### [WHAT IS EXPECTED]
With the pictures left out, copy the listing below exactly.

-*-*-

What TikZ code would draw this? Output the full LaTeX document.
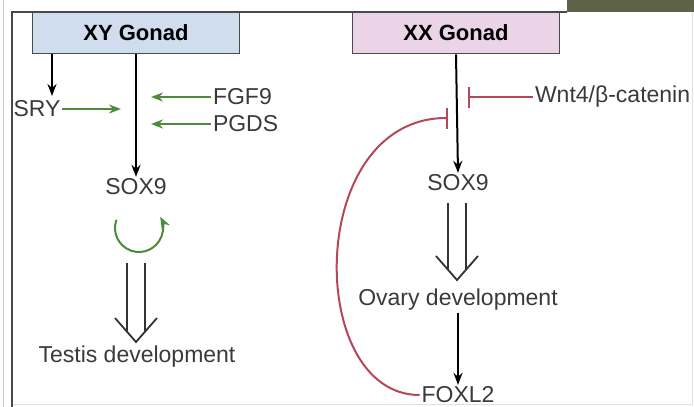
\documentclass[tikz,border=0pt]{standalone}
\usepackage{fontspec}
\setmainfont{Liberation Sans}
\usepackage{tikz}
\usepackage{xcolor}
\usetikzlibrary{arrows.meta,positioning}

\definecolor{xyfill}{HTML}{CFDDEE}
\definecolor{xxfill}{HTML}{EBD4E7}
\definecolor{boxline}{HTML}{4A4A4A}
\definecolor{genetext}{HTML}{3A3A3A}
\definecolor{actgreen}{HTML}{4E8A3C}
\definecolor{inhred}{HTML}{B4475A}
\definecolor{olive}{HTML}{5E6347}

% hollow double arrow: #1 start, #2 tip
\newcommand{\devarrow}[2]{%
  \draw[dev] ([xshift=-9pt]#1) -- ([xshift=-9pt,yshift=10pt]#2);
  \draw[dev] ([xshift=9pt]#1) -- ([xshift=9pt,yshift=10pt]#2);
  \draw[dev] ([xshift=-21pt,yshift=24pt]#2) -- (#2) -- ([xshift=21pt,yshift=24pt]#2);}

\begin{document}
\begin{tikzpicture}[x=1pt,y=1pt,>={Stealth[length=12pt,width=9pt]},line width=2pt,
    gonad node/.style={rectangle,draw=boxline,line width=1.6pt,minimum width=207pt,
                       minimum height=41pt,font=\fontsize{22}{26}\selectfont\bfseries},
    gene node/.style={text=genetext,inner sep=1pt,font=\fontsize{23}{27}\selectfont},
    act/.style={->,draw=actgreen,line width=2pt},
    inh/.style={-{Bar[width=21pt,line width=2.4pt]},draw=inhred,line width=2pt},
    dev/.style={draw=black!80,line width=1.8pt,line join=miter}]

  \useasboundingbox (0,0) rectangle (694,-407);

  % frame
  \draw[gray!40,line width=1pt] (3,0) -- (3,-407);
  \draw[gray!25,line width=1pt] (692,-12) -- (692,-404) -- (12,-404);
  \draw[boxline,line width=1.6pt] (12,-407) -- (12,-12) -- (567,-12);
  \fill[olive] (567,0) rectangle (694,-12);

  % gonads
  \node[gonad node,fill=xyfill] (xy) at (136,-33) {XY Gonad};
  \node[gonad node,fill=xxfill] (xx) at (456,-33) {XX Gonad};

  % testis side
  \node[gene node] (sry) at (37,-109) {SRY};
  \node[gene node,anchor=west] (fgf9) at (211,-97) {FGF9};
  \node[gene node,anchor=west] (pgds) at (211,-124) {PGDS};
  \node[gene node] (sox9l) at (136,-187) {SOX9};
  \node[gene node] (testis) at (137,-357) {Testis development};

  \coordinate (srytop) at (52,-54);
  \coordinate (srytip) at (52,-96);
  \coordinate (srymeet) at (121,-109);
  \coordinate (fgfmeet) at (151,-97);
  \coordinate (pgdmeet) at (151,-124);
  \coordinate (loopend) at (136,-263);
  \coordinate (testistip) at (136,-342);

  % ovary side
  \node[gene node,anchor=west] (wnt) at (533,-97) {Wnt4/β-catenin};
  \node[gene node] (sox9r) at (458,-183) {SOX9};
  \node[gene node] (ovary) at (458,-300) {Ovary development};
  \node[gene node] (foxl2) at (458,-395) {FOXL2};

  \coordinate (wntbar) at (468,-97);
  \coordinate (foxbar) at (448,-118);
  \coordinate (sox9rend) at (457,-203);
  \coordinate (ovarytip) at (457,-280);

  \path
    (srytop) edge [->] (srytip)
    (xy.south) edge [->] (sox9l.north)
    (sry) edge [act] (srymeet)
    (fgf9) edge [act] (fgfmeet)
    (pgds) edge [act] (pgdmeet)
    (xx.south) edge [->] (sox9r.north)
    (wnt) edge [inh] (wntbar)
    (ovary.south) edge [->] (foxl2.north)
    ;

  \devarrow{loopend}{testistip}
  \devarrow{sox9rend}{ovarytip}

  % SOX9 self loop
  \draw[act] (139,-228) ++(160:24) arc (160:388:24);

  % FOXL2 feedback
  \draw[inh] (foxl2.west) .. controls (305,-395) and (305,-118) .. (foxbar);

\end{tikzpicture}
\end{document}
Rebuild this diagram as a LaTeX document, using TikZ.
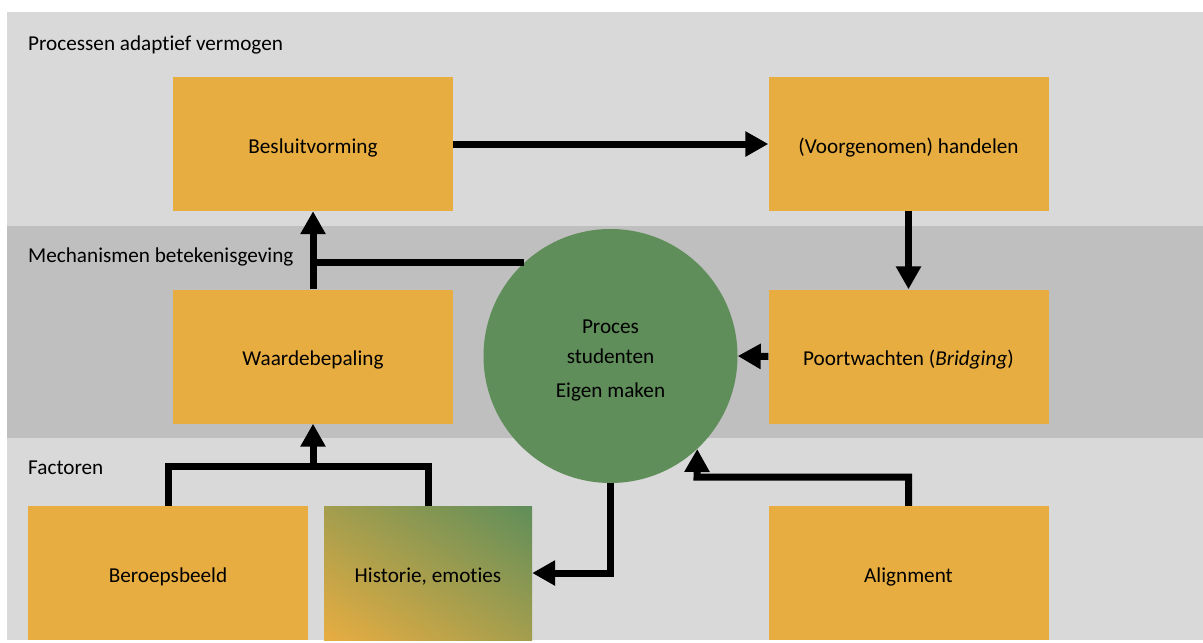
\documentclass[tikz,border=0pt]{standalone}
\usepackage{fontspec}
\setmainfont[Ligatures=NoCommon]{Carlito}
\usetikzlibrary{arrows.meta,shadings}
\definecolor{bandlight}{HTML}{D9D9D9}
\definecolor{banddark}{HTML}{BFBFBF}
\definecolor{gold}{HTML}{E8AD41}
\definecolor{leaf}{HTML}{5F8E5A}
\colorlet{goldleaf}{gold!50!leaf}
\tikzset{
  band/.style={fill=#1, draw=none},
  bandlabel/.style={anchor=base west, inner sep=0pt, font=\fontsize{21.2}{24}\selectfont},
  block/.style={fill=gold, draw=none, minimum width=280pt, minimum height=134pt,
    inner sep=0pt, text height=22pt, text depth=4pt,
    font=\fontsize{21.2}{24}\selectfont},
  hub/.style={circle, fill=leaf, draw=none, minimum size=254pt, inner sep=0pt},
  hubtext/.style={align=center, inner sep=0pt, font=\fontsize{21.2}{30}\selectfont},
  conn/.style={line width=7pt, line join=miter, -{Triangle[length=23pt 0, width=24pt 0]}},
  link/.style={line width=7pt, line join=miter}
}
\begin{document}
\begin{tikzpicture}[x=1pt, y=-1pt]
\useasboundingbox (0,0) rectangle (1203,643);
% layer bands
\fill[band=bandlight] (7,12) rectangle (1203,226);
\fill[band=banddark] (7,226) rectangle (1203,438);
\fill[band=bandlight] (7,438) rectangle (1203,640);
\node[bandlabel] (lproc) at (28,50) {Processen adaptief vermogen};
\node[bandlabel] (lmech) at (28,262) {Mechanismen betekenisgeving};
\node[bandlabel] (lfact) at (28,474) {Factoren};

% blocks
\node[block] (bes) at (313,144) {Besluitvorming};
\node[block] (hand) at (908.5,144) {(Voorgenomen) handelen};
\node[block] (waarde) at (313,356.5) {Waardebepaling};
\node[block] (poort) at (908.5,356.5) {Poortwachten (\textit{Bridging})};
\node[block] (bero) at (168,573) {Beroepsbeeld};
\node[block, minimum width=208pt, upper right=leaf, lower left=gold,
  upper left=goldleaf, lower right=goldleaf] (hist) at (428,573) {Historie, emoties};
\node[block] (align) at (908.5,573) {Alignment};

% central circle and its text
\node[hub] (circ) at (610.5,356) {};
\node[hubtext] (circtext) at (610.5,361) {Proces\\studenten\\[4pt]Eigen maken};

% junction points
\coordinate (jb) at (313,466);
\coordinate (ja) at (697,477);

% connectors
\draw[conn] (bes.east) -- (hand.west);
\draw[conn] (hand.south) -- (poort.north);
\draw[conn] (poort.west) -- (circ.east);
\draw[conn] (waarde.north) -- (bes.south);
\draw[link] (circ.133) -- (circ.133 -| waarde.north);
\draw[link] (bero.north) -- (bero.north |- jb) -- (hist.north |- jb) -- (hist.north);
\draw[conn] (jb) -- (waarde.south);
\draw[conn] (circ.south) |- (hist.east);
\draw[conn] (align.north) |- (ja) -- (circ.-47);
\end{tikzpicture}
\end{document}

-*-*-

### [SOLUTION TO THE EXERCISE]
What TikZ code would draw this? Output the full LaTeX document.
\documentclass[tikz,border=0pt]{standalone}
\usepackage{fontspec}
\setmainfont{Liberation Sans}
\usepackage{tikz}
\usepackage{xcolor}
\usetikzlibrary{arrows.meta,positioning}

\definecolor{xyfill}{HTML}{CFDDEE}
\definecolor{xxfill}{HTML}{EBD4E7}
\definecolor{boxline}{HTML}{4A4A4A}
\definecolor{genetext}{HTML}{3A3A3A}
\definecolor{actgreen}{HTML}{4E8A3C}
\definecolor{inhred}{HTML}{B4475A}
\definecolor{olive}{HTML}{5E6347}

% hollow double arrow: #1 start, #2 tip
\newcommand{\devarrow}[2]{%
  \draw[dev] ([xshift=-9pt]#1) -- ([xshift=-9pt,yshift=10pt]#2);
  \draw[dev] ([xshift=9pt]#1) -- ([xshift=9pt,yshift=10pt]#2);
  \draw[dev] ([xshift=-21pt,yshift=24pt]#2) -- (#2) -- ([xshift=21pt,yshift=24pt]#2);}

\begin{document}
\begin{tikzpicture}[x=1pt,y=1pt,>={Stealth[length=12pt,width=9pt]},line width=2pt,
    gonad node/.style={rectangle,draw=boxline,line width=1.6pt,minimum width=207pt,
                       minimum height=41pt,font=\fontsize{22}{26}\selectfont\bfseries},
    gene node/.style={text=genetext,inner sep=1pt,font=\fontsize{23}{27}\selectfont},
    act/.style={->,draw=actgreen,line width=2pt},
    inh/.style={-{Bar[width=21pt,line width=2.4pt]},draw=inhred,line width=2pt},
    dev/.style={draw=black!80,line width=1.8pt,line join=miter}]

  \useasboundingbox (0,0) rectangle (694,-407);

  % frame
  \draw[gray!40,line width=1pt] (3,0) -- (3,-407);
  \draw[gray!25,line width=1pt] (692,-12) -- (692,-404) -- (12,-404);
  \draw[boxline,line width=1.6pt] (12,-407) -- (12,-12) -- (567,-12);
  \fill[olive] (567,0) rectangle (694,-12);

  % gonads
  \node[gonad node,fill=xyfill] (xy) at (136,-33) {XY Gonad};
  \node[gonad node,fill=xxfill] (xx) at (456,-33) {XX Gonad};

  % testis side
  \node[gene node] (sry) at (37,-109) {SRY};
  \node[gene node,anchor=west] (fgf9) at (211,-97) {FGF9};
  \node[gene node,anchor=west] (pgds) at (211,-124) {PGDS};
  \node[gene node] (sox9l) at (136,-187) {SOX9};
  \node[gene node] (testis) at (137,-357) {Testis development};

  \coordinate (srytop) at (52,-54);
  \coordinate (srytip) at (52,-96);
  \coordinate (srymeet) at (121,-109);
  \coordinate (fgfmeet) at (151,-97);
  \coordinate (pgdmeet) at (151,-124);
  \coordinate (loopend) at (136,-263);
  \coordinate (testistip) at (136,-342);

  % ovary side
  \node[gene node,anchor=west] (wnt) at (533,-97) {Wnt4/β-catenin};
  \node[gene node] (sox9r) at (458,-183) {SOX9};
  \node[gene node] (ovary) at (458,-300) {Ovary development};
  \node[gene node] (foxl2) at (458,-395) {FOXL2};

  \coordinate (wntbar) at (468,-97);
  \coordinate (foxbar) at (448,-118);
  \coordinate (sox9rend) at (457,-203);
  \coordinate (ovarytip) at (457,-280);

  \path
    (srytop) edge [->] (srytip)
    (xy.south) edge [->] (sox9l.north)
    (sry) edge [act] (srymeet)
    (fgf9) edge [act] (fgfmeet)
    (pgds) edge [act] (pgdmeet)
    (xx.south) edge [->] (sox9r.north)
    (wnt) edge [inh] (wntbar)
    (ovary.south) edge [->] (foxl2.north)
    ;

  \devarrow{loopend}{testistip}
  \devarrow{sox9rend}{ovarytip}

  % SOX9 self loop
  \draw[act] (139,-228) ++(160:24) arc (160:388:24);

  % FOXL2 feedback
  \draw[inh] (foxl2.west) .. controls (305,-395) and (305,-118) .. (foxbar);

\end{tikzpicture}
\end{document}
Rebuild this diagram as a LaTeX document, using TikZ.
\documentclass[tikz,border=0pt]{standalone}
\usepackage{fontspec}
\setmainfont[Ligatures=NoCommon]{Carlito}
\usetikzlibrary{arrows.meta,shadings}
\definecolor{bandlight}{HTML}{D9D9D9}
\definecolor{banddark}{HTML}{BFBFBF}
\definecolor{gold}{HTML}{E8AD41}
\definecolor{leaf}{HTML}{5F8E5A}
\colorlet{goldleaf}{gold!50!leaf}
\tikzset{
  band/.style={fill=#1, draw=none},
  bandlabel/.style={anchor=base west, inner sep=0pt, font=\fontsize{21.2}{24}\selectfont},
  block/.style={fill=gold, draw=none, minimum width=280pt, minimum height=134pt,
    inner sep=0pt, text height=22pt, text depth=4pt,
    font=\fontsize{21.2}{24}\selectfont},
  hub/.style={circle, fill=leaf, draw=none, minimum size=254pt, inner sep=0pt},
  hubtext/.style={align=center, inner sep=0pt, font=\fontsize{21.2}{30}\selectfont},
  conn/.style={line width=7pt, line join=miter, -{Triangle[length=23pt 0, width=24pt 0]}},
  link/.style={line width=7pt, line join=miter}
}
\begin{document}
\begin{tikzpicture}[x=1pt, y=-1pt]
\useasboundingbox (0,0) rectangle (1203,643);
% layer bands
\fill[band=bandlight] (7,12) rectangle (1203,226);
\fill[band=banddark] (7,226) rectangle (1203,438);
\fill[band=bandlight] (7,438) rectangle (1203,640);
\node[bandlabel] (lproc) at (28,50) {Processen adaptief vermogen};
\node[bandlabel] (lmech) at (28,262) {Mechanismen betekenisgeving};
\node[bandlabel] (lfact) at (28,474) {Factoren};

% blocks
\node[block] (bes) at (313,144) {Besluitvorming};
\node[block] (hand) at (908.5,144) {(Voorgenomen) handelen};
\node[block] (waarde) at (313,356.5) {Waardebepaling};
\node[block] (poort) at (908.5,356.5) {Poortwachten (\textit{Bridging})};
\node[block] (bero) at (168,573) {Beroepsbeeld};
\node[block, minimum width=208pt, upper right=leaf, lower left=gold,
  upper left=goldleaf, lower right=goldleaf] (hist) at (428,573) {Historie, emoties};
\node[block] (align) at (908.5,573) {Alignment};

% central circle and its text
\node[hub] (circ) at (610.5,356) {};
\node[hubtext] (circtext) at (610.5,361) {Proces\\studenten\\[4pt]Eigen maken};

% junction points
\coordinate (jb) at (313,466);
\coordinate (ja) at (697,477);

% connectors
\draw[conn] (bes.east) -- (hand.west);
\draw[conn] (hand.south) -- (poort.north);
\draw[conn] (poort.west) -- (circ.east);
\draw[conn] (waarde.north) -- (bes.south);
\draw[link] (circ.133) -- (circ.133 -| waarde.north);
\draw[link] (bero.north) -- (bero.north |- jb) -- (hist.north |- jb) -- (hist.north);
\draw[conn] (jb) -- (waarde.south);
\draw[conn] (circ.south) |- (hist.east);
\draw[conn] (align.north) |- (ja) -- (circ.-47);
\end{tikzpicture}
\end{document}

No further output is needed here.